[Task prompt]
Please transcribe the data that follows without the pictures, keeping every word the same.

——

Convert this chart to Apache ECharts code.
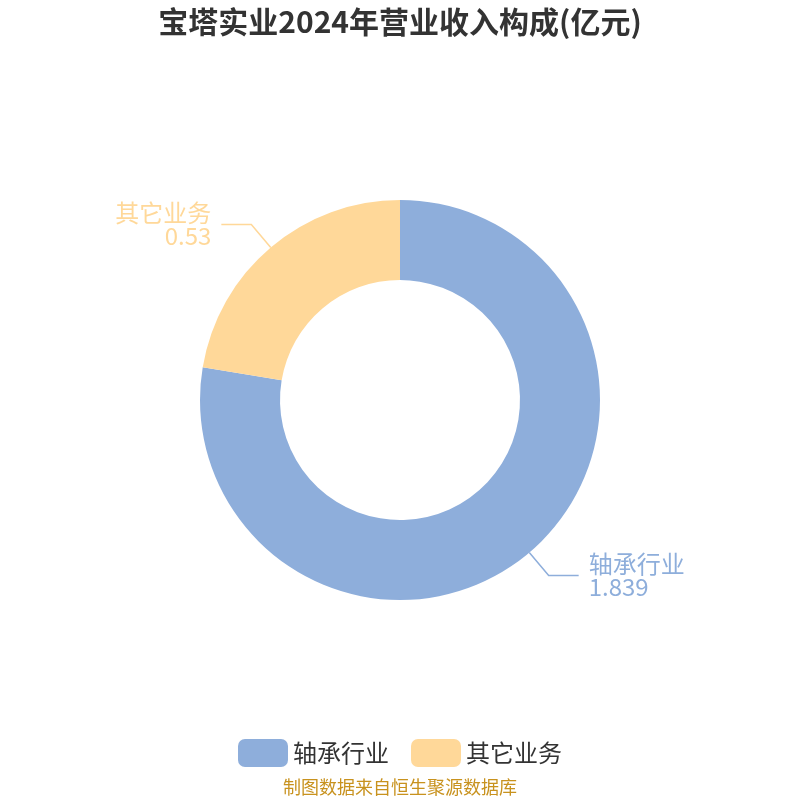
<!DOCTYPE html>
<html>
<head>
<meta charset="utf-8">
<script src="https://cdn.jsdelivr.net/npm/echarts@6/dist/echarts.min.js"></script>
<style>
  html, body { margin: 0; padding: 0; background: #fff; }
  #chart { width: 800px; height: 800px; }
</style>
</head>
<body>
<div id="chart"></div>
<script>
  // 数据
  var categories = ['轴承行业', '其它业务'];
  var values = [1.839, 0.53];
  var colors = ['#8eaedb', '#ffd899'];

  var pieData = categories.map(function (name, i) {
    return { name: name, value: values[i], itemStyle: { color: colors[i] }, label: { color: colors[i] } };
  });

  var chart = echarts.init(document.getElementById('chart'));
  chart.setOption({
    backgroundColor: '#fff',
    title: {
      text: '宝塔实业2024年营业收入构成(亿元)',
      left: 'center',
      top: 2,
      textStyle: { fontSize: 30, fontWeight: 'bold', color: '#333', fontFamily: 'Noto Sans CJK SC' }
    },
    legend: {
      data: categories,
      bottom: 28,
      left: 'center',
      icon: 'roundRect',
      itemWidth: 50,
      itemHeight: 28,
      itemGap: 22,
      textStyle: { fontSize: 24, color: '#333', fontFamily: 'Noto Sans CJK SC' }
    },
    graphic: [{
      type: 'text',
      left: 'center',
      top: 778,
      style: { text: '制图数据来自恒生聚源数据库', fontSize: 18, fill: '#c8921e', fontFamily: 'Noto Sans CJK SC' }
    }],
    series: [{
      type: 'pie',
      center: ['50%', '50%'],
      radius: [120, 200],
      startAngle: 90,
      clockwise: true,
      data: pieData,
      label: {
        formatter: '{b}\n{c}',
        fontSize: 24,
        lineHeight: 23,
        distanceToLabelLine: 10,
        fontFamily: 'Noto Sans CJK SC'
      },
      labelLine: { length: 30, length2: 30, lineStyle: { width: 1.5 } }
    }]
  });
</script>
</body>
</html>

——

[Expected output]
Convert this chart to Apache ECharts code.
<!DOCTYPE html>
<html>
<head>
<meta charset="utf-8">
<script src="https://cdn.jsdelivr.net/npm/echarts@6/dist/echarts.min.js"></script>
<style>
  html, body { margin: 0; padding: 0; background: #fff; }
  #chart { width: 800px; height: 800px; }
</style>
</head>
<body>
<div id="chart"></div>
<script>
  // 数据
  var categories = ['轴承行业', '其它业务'];
  var values = [1.839, 0.53];
  var colors = ['#8eaedb', '#ffd899'];

  var pieData = categories.map(function (name, i) {
    return { name: name, value: values[i], itemStyle: { color: colors[i] }, label: { color: colors[i] } };
  });

  var chart = echarts.init(document.getElementById('chart'));
  chart.setOption({
    backgroundColor: '#fff',
    title: {
      text: '宝塔实业2024年营业收入构成(亿元)',
      left: 'center',
      top: 2,
      textStyle: { fontSize: 30, fontWeight: 'bold', color: '#333', fontFamily: 'Noto Sans CJK SC' }
    },
    legend: {
      data: categories,
      bottom: 28,
      left: 'center',
      icon: 'roundRect',
      itemWidth: 50,
      itemHeight: 28,
      itemGap: 22,
      textStyle: { fontSize: 24, color: '#333', fontFamily: 'Noto Sans CJK SC' }
    },
    graphic: [{
      type: 'text',
      left: 'center',
      top: 778,
      style: { text: '制图数据来自恒生聚源数据库', fontSize: 18, fill: '#c8921e', fontFamily: 'Noto Sans CJK SC' }
    }],
    series: [{
      type: 'pie',
      center: ['50%', '50%'],
      radius: [120, 200],
      startAngle: 90,
      clockwise: true,
      data: pieData,
      label: {
        formatter: '{b}\n{c}',
        fontSize: 24,
        lineHeight: 23,
        distanceToLabelLine: 10,
        fontFamily: 'Noto Sans CJK SC'
      },
      labelLine: { length: 30, length2: 30, lineStyle: { width: 1.5 } }
    }]
  });
</script>
</body>
</html>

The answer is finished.